There are also differences in methods between these studies. For instance, variations in the generation of fibrils between laboratories is possible. Distinctions between animal models, such as transgenic expression of α-syn compared with fibril-induced corruption of endogenously expressed α-syn, heterozygosity versus homozygosity of mutations, and mouse strain background may contribute to the variations seen between phenotypes (Sardi et al., 2017; Cosden et al., 2021; Viel et al., 2021). Homozygous GBA1 mutations model Gaucher's disease. Thus, modeling GBA1-PD more specifically is necessary for understanding the contribution of dysfunctional GCase in PD. Mice expressing the PD-specific GBA1E326K developed by Mark Cookson of the NIH (Jackson Laboratories stock #036159) may be particularly of interest. The differences between neuronopathic and non-neuronopathic mutations could be particularly important as well as the effect size of GCase activity reduction. Also, difference in the genetic background could contribute to variability across studies. For example, C57BL/6 mice perform more efficiently than a 129/Sv mouse in the Morris water maze (Hall and Roberson, 2012), yet generating a mixed background can produce a cognitive phenotype not observed in pure 129/Sv mice (Wolfer et al., 1997). In the future, comparing mice that are on the same genetic background with different GBA1 mutations knocked in, such as neuronopathic (GBA1L444P), nonneuropathic (GBA1N370S), and non-Gaucher's/PD specific (GBA1E326K), could help dissect differences among mutations.

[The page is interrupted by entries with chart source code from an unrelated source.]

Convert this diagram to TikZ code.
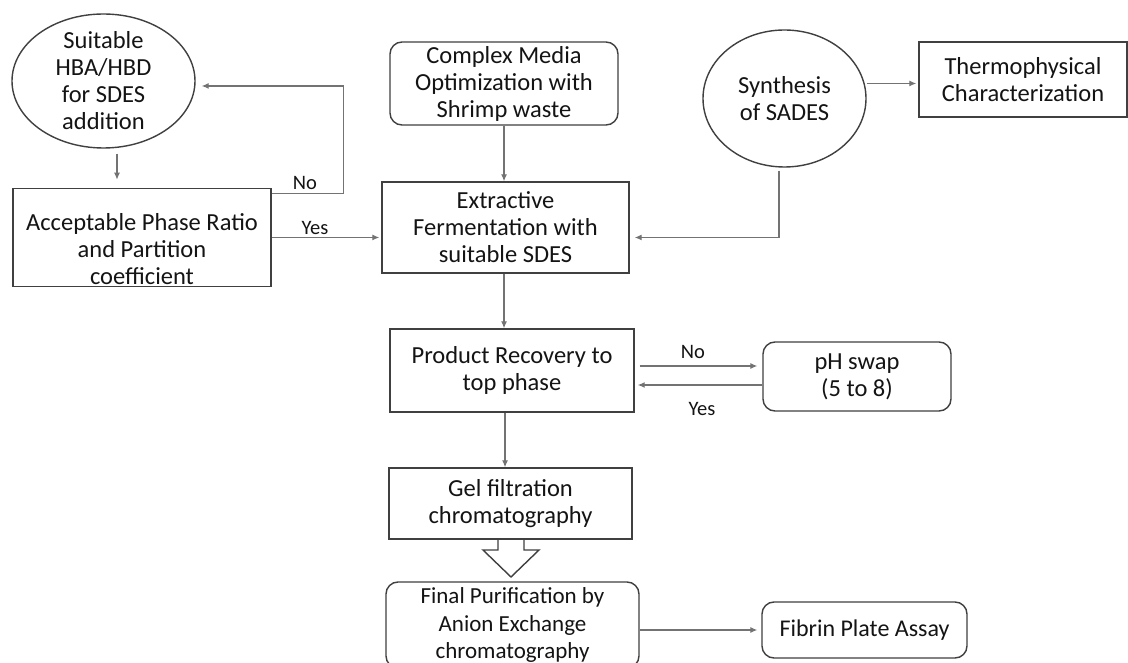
\documentclass[tikz,border=0pt]{standalone}
\usepackage{fontspec}
\setmainfont{Carlito}
\usetikzlibrary{shapes.geometric,arrows.meta}

\begin{document}
\begin{tikzpicture}[x=1pt,y=1pt,
  box/.style={draw=borderColor,line width=1.4pt,text=textColor,align=center,inner sep=2pt,font=\fontsize{24.5}{27}\selectfont},
  rbox/.style={box,rounded corners=12pt},
  oval/.style={box,ellipse,inner sep=-6pt},
  arr/.style={draw=lineColor,line width=1.2pt,-{Latex[length=7pt,width=6pt]}},
  lbl/.style={text=textColor,inner sep=0pt,font=\fontsize{20.5}{23}\selectfont}]
\definecolor[named]{borderColor}{rgb}{0.25,0.25,0.25}
\definecolor[named]{lineColor}{rgb}{0.45,0.45,0.45}
\definecolor[named]{textColor}{rgb}{0.08,0.08,0.08}
\path[use as bounding box,fill=white] (0,0) rectangle (1128,662);
\begin{scope}
\path[clip] (0,0) rectangle (1128,662);

\node[oval,minimum width=183,minimum height=134] (hba) at (103.5,581) {Suitable\\HBA/HBD\\for SDES\\addition};
\node[box,minimum width=258,minimum height=95] (acc) at (142,424.5) {\rule{0pt}{40pt}Acceptable Phase Ratio\\and Partition\\coefficient};
\node[rbox,minimum width=228,minimum height=83] (media) at (504,578.5) {Complex Media\\Optimization with\\Shrimp waste};
\node[box,minimum width=247,minimum height=91] (ext) at (505.5,434.5) {Extractive\\Fermentation with\\suitable SDES};
\node[oval,minimum width=163,minimum height=137] (sades) at (784.5,563.5) {Synthesis\\of SADES};
\node[box,minimum width=208,minimum height=75] (thermo) at (1023,582.5) {Thermophysical\\Characterization};
\node[box,minimum width=244,minimum height=83] (prod) at (512,291.5) {Product Recovery to\\top phase};
\node[rbox,minimum width=188,minimum height=69] (ph) at (857,285.5) {pH swap\\(5 to 8)};
\node[box,minimum width=243,minimum height=71] (gel) at (510.5,158.5) {Gel filtration\\chromatography};
\node[rbox,minimum width=253,minimum height=86,font=\fontsize{23}{27.5}\selectfont] (final) at (512.5,37) {Final Purification by\\Anion Exchange\\chromatography};
\node[rbox,minimum width=205,minimum height=56,font=\fontsize{24}{27}\selectfont] (fibrin) at (864.5,32) {Fibrin Plate Assay};

\draw[arr,shorten <=5pt,shorten >=8pt] ([xshift=13.5pt]hba.south) -- ([xshift=13.5pt]hba.south |- acc.north);
\draw[arr] ([yshift=-6pt]acc.north east) -- ++(72,0) |- ([xshift=6pt,yshift=-5pt]hba.east);
\draw[arr,shorten >=2pt] (acc.east) -- (acc.east -| ext.west);
\draw[arr] (media.south) -- (media.south |- ext.north);
\draw[arr,shorten >=2pt] ([yshift=15pt]sades.east) -- ([yshift=15pt]sades.east -| thermo.west);
\draw[arr,shorten >=5pt] ([xshift=-5.5pt,yshift=-3pt]sades.south) |- ([yshift=-10pt]ext.east);
\draw[arr] ([xshift=-1.5pt]ext.south) -- ([xshift=-1.5pt]ext.south |- prod.north);
\draw[arr,shorten <=5pt,shorten >=5pt] ([yshift=4.5pt]prod.east) -- ([yshift=4.5pt]prod.east -| ph.west);
\draw[arr,shorten >=3pt] ([yshift=-8.5pt]ph.west) -- ([yshift=-8.5pt]ph.west -| prod.east);
\draw[arr] ([xshift=-7pt]prod.south) -- ([xshift=-7pt]prod.south |- gel.north);
\draw[arr,shorten >=4pt] (final.east |- fibrin.west) -- (fibrin.west);

\draw[draw=borderColor,line width=1.4pt,line join=miter] (498,123) -- (498,112) -- (483,112) -- (511,85) -- (539,112) -- (524,112) -- (524,123);

\node[lbl] (no1) at (305,479) {No};
\node[lbl] (yes1) at (315,434) {Yes};
\node[lbl] (no2) at (693,310) {No};
\node[lbl] (yes2) at (702,253) {Yes};
\end{scope}
\end{tikzpicture}
\end{document}
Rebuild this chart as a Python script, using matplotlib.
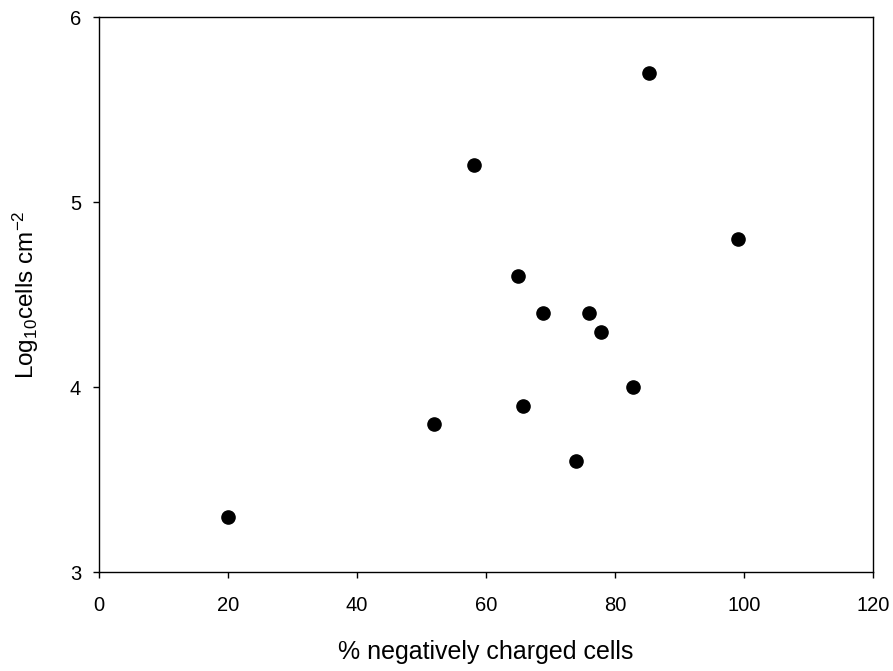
import numpy as np
import matplotlib
matplotlib.use("Agg")
import matplotlib.pyplot as plt

plt.rcParams['font.family'] = ['Liberation Sans', 'DejaVu Sans']
plt.rcParams['mathtext.default'] = 'regular'

# % negatively charged cells vs log10 cells cm-2
pct_negative = [20.0, 52.0, 58.2, 65.0, 65.8, 68.9, 73.9, 75.9, 77.9, 82.8, 85.2, 99.0]
log_cells = [3.3, 3.8, 5.2, 4.6, 3.9, 4.4, 3.6, 4.4, 4.3, 4.0, 5.7, 4.8]

xticks = [0, 20, 40, 60, 80, 100, 120]
yticks = [3, 4, 5, 6]

fig = plt.figure(figsize=(8.93, 6.71), dpi=100)
ax = fig.add_axes([0.1109, 0.1471, 0.8667, 0.8271])

ax.plot(pct_negative, log_cells, 'o', color='black', ms=9.5, ls='none')

ax.set_xlim(0, 120)
ax.set_ylim(3, 6)
ax.set_xticks(xticks)
ax.set_yticks(yticks)
ax.tick_params(direction='out', length=4, width=1, labelsize=14.5, colors='black')
ax.tick_params(axis='x', pad=13)
ax.tick_params(axis='y', pad=9)

for s in ax.spines.values():
    s.set_linewidth(1.0)
    s.set_color('black')

ax.set_xlabel("% negatively charged cells", fontsize=18, labelpad=18)
ax.set_ylabel(r"Log$_{10}$cells cm$^{-2}$", fontsize=17.5, labelpad=21)

fig.savefig("out.png", dpi=100)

In conclusion, this study sheds light on the possible mechanisms by which mutant GBA1 may increase the risk for cognitive decline by influencing pathologic α-syn formation in the hippocampus through lipid accumulation and lysosomal dysfunction as also supported by previous literature (Alcalay et al., 2010, 2012; Cilia et al., 2016; Fagan and Pihlstrøm, 2017). Further, our study highlights the potential importance of GlcSph, as a relevant biomarker for future therapeutics because of serum levels. Because GlcSph is increased in the brains of aged mice, GlcSph-targeted therapies may be effective for both GBA1-PD and idiopathic PD. Thus, this study provides a pathway for understanding how GlcSph and hippocampal pathology can impact brain function in aging and synucleinopathies as well as evaluating future therapeutic approaches to PD.